Perfect graph

The graph of the 3-3 duoprism (the line graph of $K_{3,3}$ ) is perfect. Here it is colored with three colors, with one of its 3-vertex maximum cliques highlighted.

In graph theory, a perfect graph is a graph in which the chromatic number equals the size of the maximum clique, both in the graph itself and in every induced subgraph. In all graphs, the chromatic number is greater than or equal to the size of the maximum clique, but they can be far apart. A graph is perfect when these numbers are equal, and remain equal after the deletion of arbitrary subsets of vertices.

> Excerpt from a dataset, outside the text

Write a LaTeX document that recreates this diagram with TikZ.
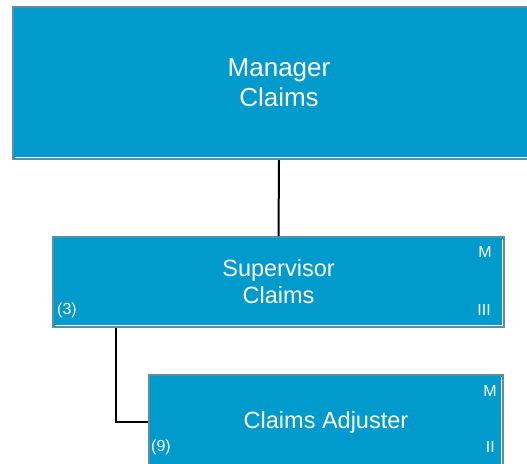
\documentclass[tikz,border=0pt]{standalone}
\usepackage{fontspec}
\setmainfont{Liberation Sans}
\usetikzlibrary{positioning}
\definecolor{boxblue}{HTML}{009ACD}
\definecolor{boxedge}{HTML}{5A8FA8}
\tikzstyle{block} = [rectangle, draw=boxedge, line width=2pt, fill=boxblue,
    text=white, align=center, inner sep=0pt]
\tikzstyle{tag} = [text=white, inner sep=0pt, font=\fontsize{16}{18}\selectfont]
\tikzstyle{line} = [draw, black, line width=2pt]
\newcommand{\boxrim}[1]{\draw[white, line width=1pt]
    ([xshift=2.5pt,yshift=2.5pt]#1.south west) -- ([xshift=-2.5pt,yshift=2.5pt]#1.south east)
    -- ([xshift=-2.5pt,yshift=-2.5pt]#1.north east);}

\begin{document}
\begin{tikzpicture}[x=1pt, y=-1pt]
		\useasboundingbox (0,0) rectangle (527,463);
		\node [block, minimum width=532pt, minimum height=152pt, font=\fontsize{26}{30}\selectfont] (manager) at (279,83) {Manager\\Claims};
		\node [block, minimum width=451pt, minimum height=90pt, font=\fontsize{23.5}{27}\selectfont] (supervisor) at (278.5,282) {Supervisor\\Claims};
		\node [block, minimum width=354pt, minimum height=94pt, font=\fontsize{23.5}{27}\selectfont] (adjuster) at (326,422) {Claims Adjuster};
		\boxrim{manager}
		\boxrim{supervisor}
		\boxrim{adjuster}
		
		\node [tag, anchor=east] (supM) at (492,252) {M};
		\node [tag, anchor=east] (supIII) at (491,310) {III};
		\node [tag, anchor=west] (supCount) at (57,310) {(3)};
		\node [tag, anchor=east] (adjM) at (497,391) {M};
		\node [tag, anchor=east] (adjII) at (495,447) {II};
		\node [tag, anchor=west] (adjCount) at (151,447) {(9)};
		
		\path [line] (manager.south) -- (supervisor.north);
		\path [line] ([xshift=64pt]supervisor.south west) |- (adjuster.west);
	\end{tikzpicture}
\end{document}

The perfect graphs include many important families of graphs and serve to unify results relating colorings and cliques in those families. For instance, in all perfect graphs, the graph coloring problem, maximum clique problem, and maximum independent set problem can all be solved in polynomial time, despite their greater complexity for non-perfect graphs. In addition, several important minimax theorems in combinatorics, including Dilworth's theorem and Mirsky's theorem on partially ordered sets, Kőnig's theorem on matchings, and the Erdős–Szekeres theorem on monotonic sequences, can be expressed in terms of the perfection of certain associated graphs.

The perfect graph theorem states that the complement graph of a perfect graph is also perfect. The strong perfect graph theorem characterizes the perfect graphs in terms of certain forbidden induced subgraphs, leading to a polynomial time algorithm for testing whether a graph is perfect.